I am just wondering whether I should start writing lessons for my 4 years old daughter. The lessons consists of drawing letters A, I and O and some coloring (currently O is most difficult letter to draw for her). It would take at most 2 hours (writing lessons 1 hour continuously another 1 hour with coloring). She is going to KG soon and I learnt that early handwriting lessons are more harm than good. My daughter and me is both left-handed. Is it too young for early handwriting lessons or should I start now? The reason I like to ask this question is she could be ready for her KG and she won't be surprised by those lessons.

  • 3
    What does your daughter want? Has she shown any interest in such exercises? And I personally think your time frame is way too long.
    – Stephie
    Feb 11, 2017 at 12:32
  • Yes, she lost interest during first half of handwriting lessons. She asks skip to coloring exercise.
    – user26407
    Feb 11, 2017 at 13:57
  • 2
    Just to clarify: ten minutes is a long time for a 4yo. I personally think forcing a child to learn can have the opposite effect.
    – Stephie
    Feb 11, 2017 at 14:06
  • 1
    Have you seen this question/answer? It might be helpful. parenting.stackexchange.com/q/3928/9327
    – anongoodnurse
    Feb 11, 2017 at 15:18
  • All mentions are in regards to handwritting. Does the OP mean printing? This matters especially as many government funded schools are removing cursive from the curriculum.
    – WRX
    Feb 14, 2017 at 2:55

2 Answers 2


I think you are spending too much time on this. I admire that you want your child to succeed, but there are many ways to encourage fine motor without doing the same tasks for an hour.

Use tweezers and tongs to pick up objects and place them in a bowl or bottle. Sort by colour or size or shape while you are at it.

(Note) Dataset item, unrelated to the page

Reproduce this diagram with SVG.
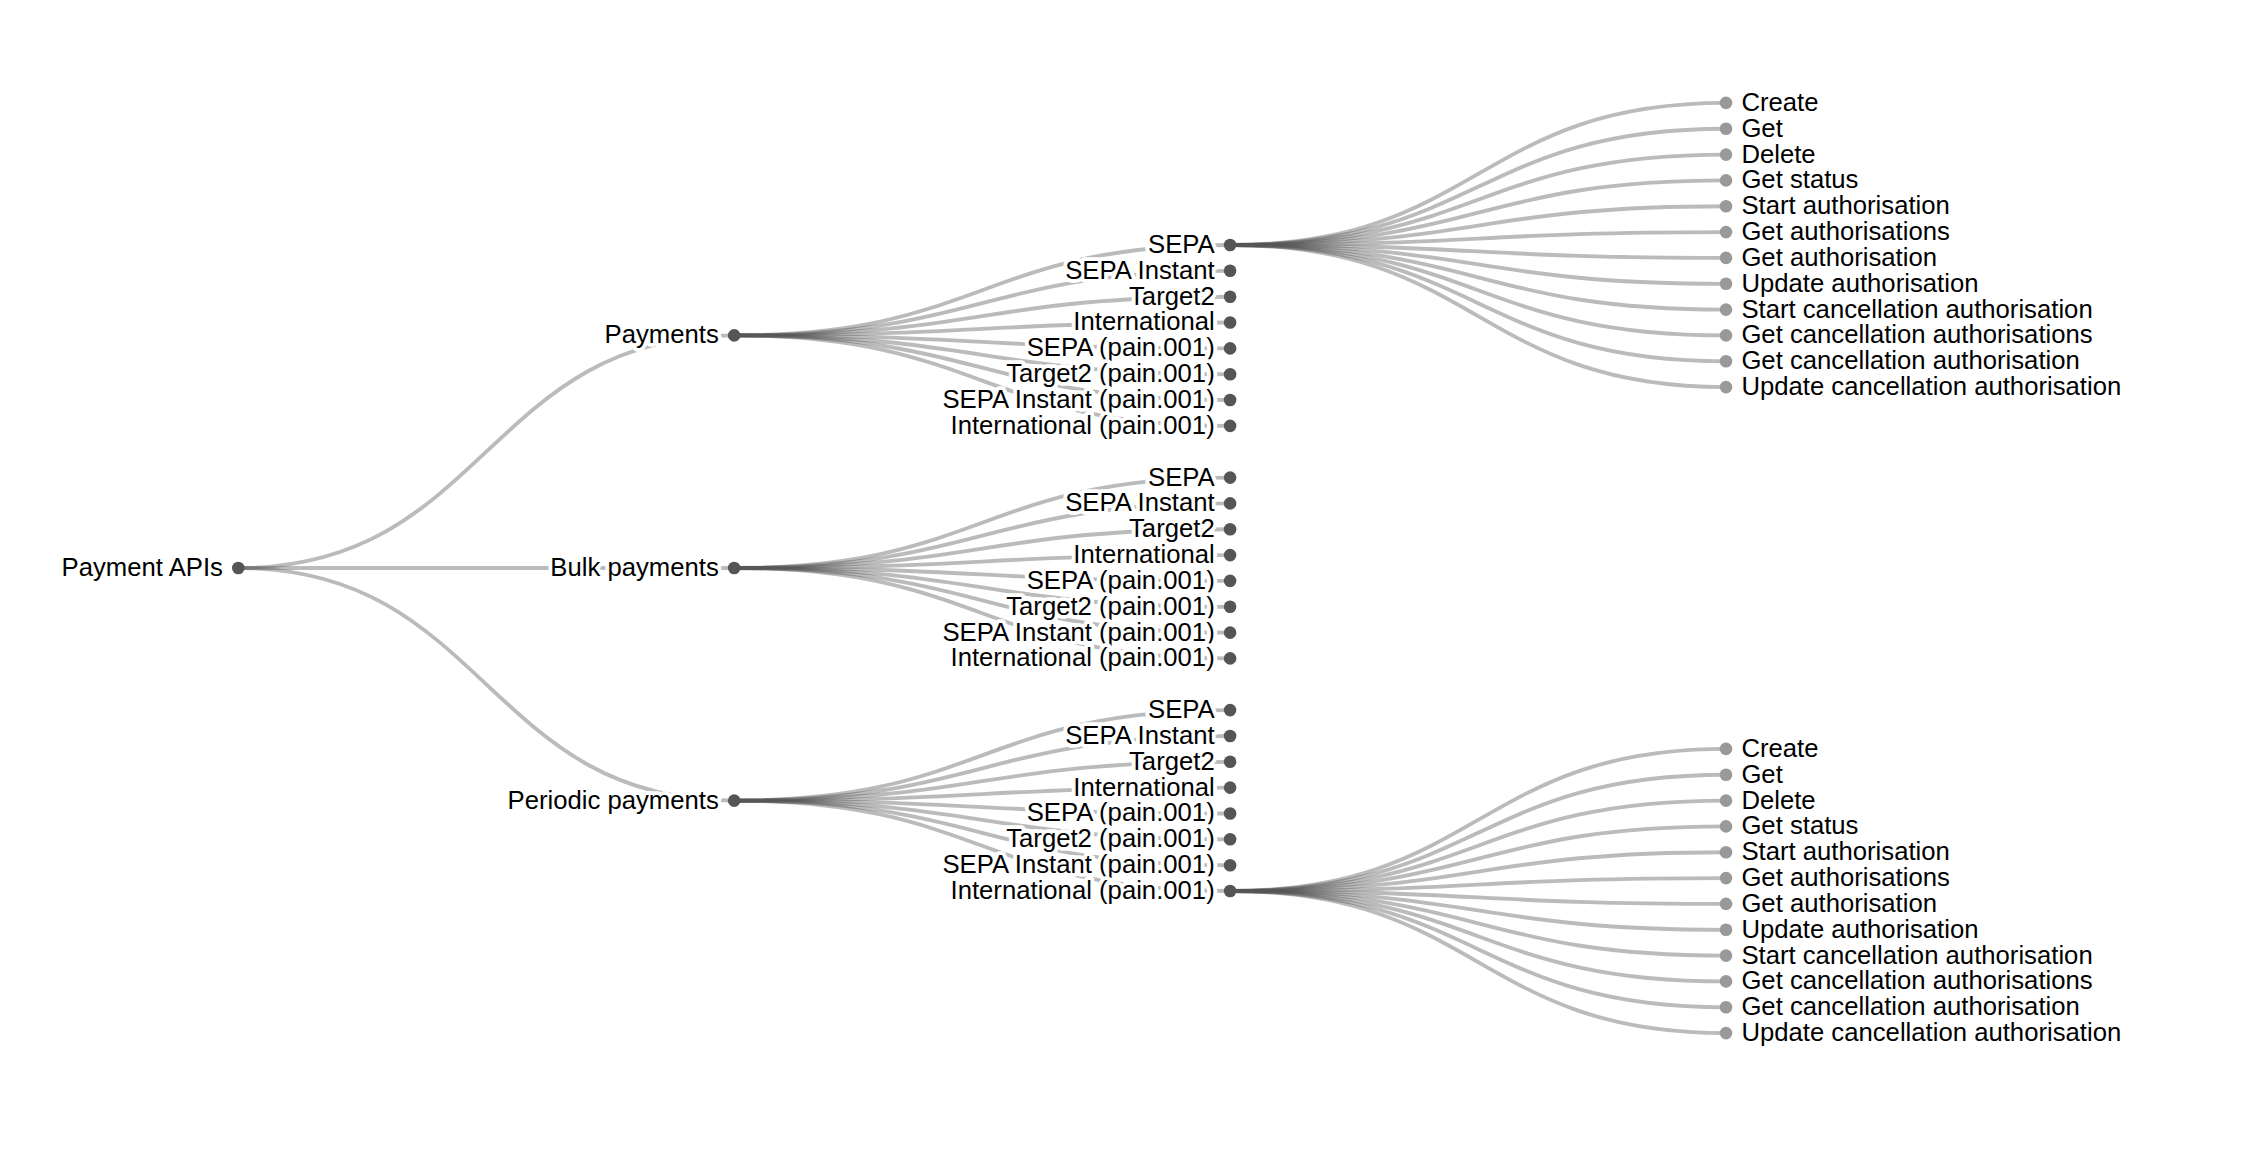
<svg xmlns="http://www.w3.org/2000/svg" width="2248" height="1168" viewBox="0 0 2248 1168">
<style>
.links path{fill:none;stroke:#555;stroke-opacity:0.4;stroke-width:3.85}
circle{r:6.3px}
.in circle{fill:#555}
.lf circle{fill:#999}
text{font-family:"Liberation Sans",Arial,Helvetica,sans-serif;font-size:25.7px;fill:#000;stroke:#fff;stroke-width:7.7;stroke-linejoin:round;paint-order:stroke}
.in text{text-anchor:end}
.lf text{text-anchor:start}
</style>
<rect width="2248" height="1168" fill="#fff"/>
<g id="connectors" class="links">
<path d="M238.3,568C486.3,568 486.3,335.4 734.2,335.4"/>
<path d="M238.3,568C486.3,568 486.3,568 734.2,568"/>
<path d="M238.3,568C486.3,568 486.3,800.6 734.2,800.6"/>
<path d="M734.2,335.4C982.2,335.4 982.2,245 1230.1,245"/>
<path d="M734.2,335.4C982.2,335.4 982.2,270.8 1230.1,270.8"/>
<path d="M734.2,335.4C982.2,335.4 982.2,296.7 1230.1,296.7"/>
<path d="M734.2,335.4C982.2,335.4 982.2,322.5 1230.1,322.5"/>
<path d="M734.2,335.4C982.2,335.4 982.2,348.4 1230.1,348.4"/>
<path d="M734.2,335.4C982.2,335.4 982.2,374.2 1230.1,374.2"/>
<path d="M734.2,335.4C982.2,335.4 982.2,400 1230.1,400"/>
<path d="M734.2,335.4C982.2,335.4 982.2,425.9 1230.1,425.9"/>
<path d="M734.2,568C982.2,568 982.2,477.6 1230.1,477.6"/>
<path d="M734.2,568C982.2,568 982.2,503.4 1230.1,503.4"/>
<path d="M734.2,568C982.2,568 982.2,529.2 1230.1,529.2"/>
<path d="M734.2,568C982.2,568 982.2,555.1 1230.1,555.1"/>
<path d="M734.2,568C982.2,568 982.2,580.9 1230.1,580.9"/>
<path d="M734.2,568C982.2,568 982.2,606.8 1230.1,606.8"/>
<path d="M734.2,568C982.2,568 982.2,632.6 1230.1,632.6"/>
<path d="M734.2,568C982.2,568 982.2,658.4 1230.1,658.4"/>
<path d="M734.2,800.6C982.2,800.6 982.2,710.1 1230.1,710.1"/>
<path d="M734.2,800.6C982.2,800.6 982.2,736 1230.1,736"/>
<path d="M734.2,800.6C982.2,800.6 982.2,761.8 1230.1,761.8"/>
<path d="M734.2,800.6C982.2,800.6 982.2,787.6 1230.1,787.6"/>
<path d="M734.2,800.6C982.2,800.6 982.2,813.5 1230.1,813.5"/>
<path d="M734.2,800.6C982.2,800.6 982.2,839.3 1230.1,839.3"/>
<path d="M734.2,800.6C982.2,800.6 982.2,865.2 1230.1,865.2"/>
<path d="M734.2,800.6C982.2,800.6 982.2,891 1230.1,891"/>
<path d="M1230.1,245C1478.1,245 1478.1,102.9 1726,102.9"/>
<path d="M1230.1,245C1478.1,245 1478.1,128.7 1726,128.7"/>
<path d="M1230.1,245C1478.1,245 1478.1,154.6 1726,154.6"/>
<path d="M1230.1,245C1478.1,245 1478.1,180.4 1726,180.4"/>
<path d="M1230.1,245C1478.1,245 1478.1,206.2 1726,206.2"/>
<path d="M1230.1,245C1478.1,245 1478.1,232.1 1726,232.1"/>
<path d="M1230.1,245C1478.1,245 1478.1,257.9 1726,257.9"/>
<path d="M1230.1,245C1478.1,245 1478.1,283.8 1726,283.8"/>
<path d="M1230.1,245C1478.1,245 1478.1,309.6 1726,309.6"/>
<path d="M1230.1,245C1478.1,245 1478.1,335.4 1726,335.4"/>
<path d="M1230.1,245C1478.1,245 1478.1,361.3 1726,361.3"/>
<path d="M1230.1,245C1478.1,245 1478.1,387.1 1726,387.1"/>
<path d="M1230.1,891C1478.1,891 1478.1,748.9 1726,748.9"/>
<path d="M1230.1,891C1478.1,891 1478.1,774.7 1726,774.7"/>
<path d="M1230.1,891C1478.1,891 1478.1,800.6 1726,800.6"/>
<path d="M1230.1,891C1478.1,891 1478.1,826.4 1726,826.4"/>
<path d="M1230.1,891C1478.1,891 1478.1,852.2 1726,852.2"/>
<path d="M1230.1,891C1478.1,891 1478.1,878.1 1726,878.1"/>
<path d="M1230.1,891C1478.1,891 1478.1,903.9 1726,903.9"/>
<path d="M1230.1,891C1478.1,891 1478.1,929.8 1726,929.8"/>
<path d="M1230.1,891C1478.1,891 1478.1,955.6 1726,955.6"/>
<path d="M1230.1,891C1478.1,891 1478.1,981.4 1726,981.4"/>
<path d="M1230.1,891C1478.1,891 1478.1,1007.3 1726,1007.3"/>
<path d="M1230.1,891C1478.1,891 1478.1,1033.1 1726,1033.1"/>
</g>
<g id="nodes">
<g id="n-root" class="in" transform="translate(238.3,568)"><circle/><text x="-15.4" dy="0.31em">Payment APIs</text></g>
<g id="n-payments" class="in" transform="translate(734.2,335.4)"><circle/><text x="-15.4" dy="0.31em">Payments</text></g>
<g id="n-bulk" class="in" transform="translate(734.2,568)"><circle/><text x="-15.4" dy="0.31em">Bulk payments</text></g>
<g id="n-periodic" class="in" transform="translate(734.2,800.6)"><circle/><text x="-15.4" dy="0.31em">Periodic payments</text></g>

<g id="n-p-sepa" class="in" transform="translate(1230.1,245)"><circle/><text x="-15.4" dy="0.31em">SEPA</text></g>
<g id="n-p-sepa-inst" class="in" transform="translate(1230.1,270.8)"><circle/><text x="-15.4" dy="0.31em">SEPA Instant</text></g>
<g id="n-p-target2" class="in" transform="translate(1230.1,296.7)"><circle/><text x="-15.4" dy="0.31em">Target2</text></g>
<g id="n-p-intl" class="in" transform="translate(1230.1,322.5)"><circle/><text x="-15.4" dy="0.31em">International</text></g>
<g id="n-p-sepa-pain" class="in" transform="translate(1230.1,348.4)"><circle/><text x="-15.4" dy="0.31em">SEPA (pain.001)</text></g>
<g id="n-p-target2-pain" class="in" transform="translate(1230.1,374.2)"><circle/><text x="-15.4" dy="0.31em">Target2 (pain.001)</text></g>
<g id="n-p-sepa-inst-pain" class="in" transform="translate(1230.1,400)"><circle/><text x="-15.4" dy="0.31em">SEPA Instant (pain.001)</text></g>
<g id="n-p-intl-pain" class="in" transform="translate(1230.1,425.9)"><circle/><text x="-15.4" dy="0.31em">International (pain.001)</text></g>

<g id="n-b-sepa" class="in" transform="translate(1230.1,477.6)"><circle/><text x="-15.4" dy="0.31em">SEPA</text></g>
<g id="n-b-sepa-inst" class="in" transform="translate(1230.1,503.4)"><circle/><text x="-15.4" dy="0.31em">SEPA Instant</text></g>
<g id="n-b-target2" class="in" transform="translate(1230.1,529.2)"><circle/><text x="-15.4" dy="0.31em">Target2</text></g>
<g id="n-b-intl" class="in" transform="translate(1230.1,555.1)"><circle/><text x="-15.4" dy="0.31em">International</text></g>
<g id="n-b-sepa-pain" class="in" transform="translate(1230.1,580.9)"><circle/><text x="-15.4" dy="0.31em">SEPA (pain.001)</text></g>
<g id="n-b-target2-pain" class="in" transform="translate(1230.1,606.8)"><circle/><text x="-15.4" dy="0.31em">Target2 (pain.001)</text></g>
<g id="n-b-sepa-inst-pain" class="in" transform="translate(1230.1,632.6)"><circle/><text x="-15.4" dy="0.31em">SEPA Instant (pain.001)</text></g>
<g id="n-b-intl-pain" class="in" transform="translate(1230.1,658.4)"><circle/><text x="-15.4" dy="0.31em">International (pain.001)</text></g>

<g id="n-r-sepa" class="in" transform="translate(1230.1,710.1)"><circle/><text x="-15.4" dy="0.31em">SEPA</text></g>
<g id="n-r-sepa-inst" class="in" transform="translate(1230.1,736)"><circle/><text x="-15.4" dy="0.31em">SEPA Instant</text></g>
<g id="n-r-target2" class="in" transform="translate(1230.1,761.8)"><circle/><text x="-15.4" dy="0.31em">Target2</text></g>
<g id="n-r-intl" class="in" transform="translate(1230.1,787.6)"><circle/><text x="-15.4" dy="0.31em">International</text></g>
<g id="n-r-sepa-pain" class="in" transform="translate(1230.1,813.5)"><circle/><text x="-15.4" dy="0.31em">SEPA (pain.001)</text></g>
<g id="n-r-target2-pain" class="in" transform="translate(1230.1,839.3)"><circle/><text x="-15.4" dy="0.31em">Target2 (pain.001)</text></g>
<g id="n-r-sepa-inst-pain" class="in" transform="translate(1230.1,865.2)"><circle/><text x="-15.4" dy="0.31em">SEPA Instant (pain.001)</text></g>
<g id="n-r-intl-pain" class="in" transform="translate(1230.1,891)"><circle/><text x="-15.4" dy="0.31em">International (pain.001)</text></g>

<g id="n-p-op-create" class="lf" transform="translate(1726,102.9)"><circle/><text x="15.4" dy="0.31em">Create</text></g>
<g id="n-p-op-get" class="lf" transform="translate(1726,128.7)"><circle/><text x="15.4" dy="0.31em">Get</text></g>
<g id="n-p-op-delete" class="lf" transform="translate(1726,154.6)"><circle/><text x="15.4" dy="0.31em">Delete</text></g>
<g id="n-p-op-status" class="lf" transform="translate(1726,180.4)"><circle/><text x="15.4" dy="0.31em">Get status</text></g>
<g id="n-p-op-start-auth" class="lf" transform="translate(1726,206.2)"><circle/><text x="15.4" dy="0.31em">Start authorisation</text></g>
<g id="n-p-op-get-auths" class="lf" transform="translate(1726,232.1)"><circle/><text x="15.4" dy="0.31em">Get authorisations</text></g>
<g id="n-p-op-get-auth" class="lf" transform="translate(1726,257.9)"><circle/><text x="15.4" dy="0.31em">Get authorisation</text></g>
<g id="n-p-op-upd-auth" class="lf" transform="translate(1726,283.8)"><circle/><text x="15.4" dy="0.31em">Update authorisation</text></g>
<g id="n-p-op-start-canc" class="lf" transform="translate(1726,309.6)"><circle/><text x="15.4" dy="0.31em">Start cancellation authorisation</text></g>
<g id="n-p-op-get-cancs" class="lf" transform="translate(1726,335.4)"><circle/><text x="15.4" dy="0.31em">Get cancellation authorisations</text></g>
<g id="n-p-op-get-canc" class="lf" transform="translate(1726,361.3)"><circle/><text x="15.4" dy="0.31em">Get cancellation authorisation</text></g>
<g id="n-p-op-upd-canc" class="lf" transform="translate(1726,387.1)"><circle/><text x="15.4" dy="0.31em">Update cancellation authorisation</text></g>

<g id="n-r-op-create" class="lf" transform="translate(1726,748.9)"><circle/><text x="15.4" dy="0.31em">Create</text></g>
<g id="n-r-op-get" class="lf" transform="translate(1726,774.7)"><circle/><text x="15.4" dy="0.31em">Get</text></g>
<g id="n-r-op-delete" class="lf" transform="translate(1726,800.6)"><circle/><text x="15.4" dy="0.31em">Delete</text></g>
<g id="n-r-op-status" class="lf" transform="translate(1726,826.4)"><circle/><text x="15.4" dy="0.31em">Get status</text></g>
<g id="n-r-op-start-auth" class="lf" transform="translate(1726,852.2)"><circle/><text x="15.4" dy="0.31em">Start authorisation</text></g>
<g id="n-r-op-get-auths" class="lf" transform="translate(1726,878.1)"><circle/><text x="15.4" dy="0.31em">Get authorisations</text></g>
<g id="n-r-op-get-auth" class="lf" transform="translate(1726,903.9)"><circle/><text x="15.4" dy="0.31em">Get authorisation</text></g>
<g id="n-r-op-upd-auth" class="lf" transform="translate(1726,929.8)"><circle/><text x="15.4" dy="0.31em">Update authorisation</text></g>
<g id="n-r-op-start-canc" class="lf" transform="translate(1726,955.6)"><circle/><text x="15.4" dy="0.31em">Start cancellation authorisation</text></g>
<g id="n-r-op-get-cancs" class="lf" transform="translate(1726,981.4)"><circle/><text x="15.4" dy="0.31em">Get cancellation authorisations</text></g>
<g id="n-r-op-get-canc" class="lf" transform="translate(1726,1007.3)"><circle/><text x="15.4" dy="0.31em">Get cancellation authorisation</text></g>
<g id="n-r-op-upd-canc" class="lf" transform="translate(1726,1033.1)"><circle/><text x="15.4" dy="0.31em">Update cancellation authorisation</text></g>
</g>
</svg>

Paint -- with paint or water. Colour, use play dough to make small things. Clay and other materials can be baked in the oven so that the object lasts.

Weaving and sewing. There are large children-safe blunt (plastic) needles that make this a great activity. String beads, popcorn, use a hole punch to help if necessary. Your child might like using shaped hole punchers and they are also good for fine motor.

LINK These melting beads and other crafts are fun and encourage fine motor.

If you do print and trace, use a larger marker or thick pencils. You can also buy pencil grips that help little hands manipulate things letter.

Cutting with scissors or a blunt knife is good for fine motor.

I'd try breaking up these sort of activities into not longer than 10 minute intervals. Dance, sing, exercise, go for a walk -- gross motor is critical in dexterity, too. A healthy body is not only one part of us, but all of us.

Make it fun. Lifelong learning is fun if we don't turn it into a chore. Best of luck!


First - an hour is way too long. 15 minutes or so is the most I expect of my soon to be four year old, but adjust based on her attention span.

As far as teaching handwriting - it's not a bad thing to do per se; many will have learned some writing in preschool, so having her on a similar path will not be bad - just don't focus too much. I would strongly suggest contacting her school and asking what sort of curriculum they use in Kindergarten, and then going with something compatible with that; for example if they use "Handwriting Without Tears" you can use that method (shape-based, if I remember correctly).

What we mostly do with our son (almost 4) is encourage him to write letters on coloring or other crafts that he does. He makes a birthday card for a friend, he tries to write his name on it. He made mommy a valentine's day card yesterday; he tried to write MOM and his name on it. We don't stress perfection or really any degree of actual tuition; we simply encourage him to try and make the letters, and give him encouragement when he gets something remotely close. That way he finds it fun, and continues to like to write. But nothing like "repeat letters 100 times", that would be both boring and might make him frustrated.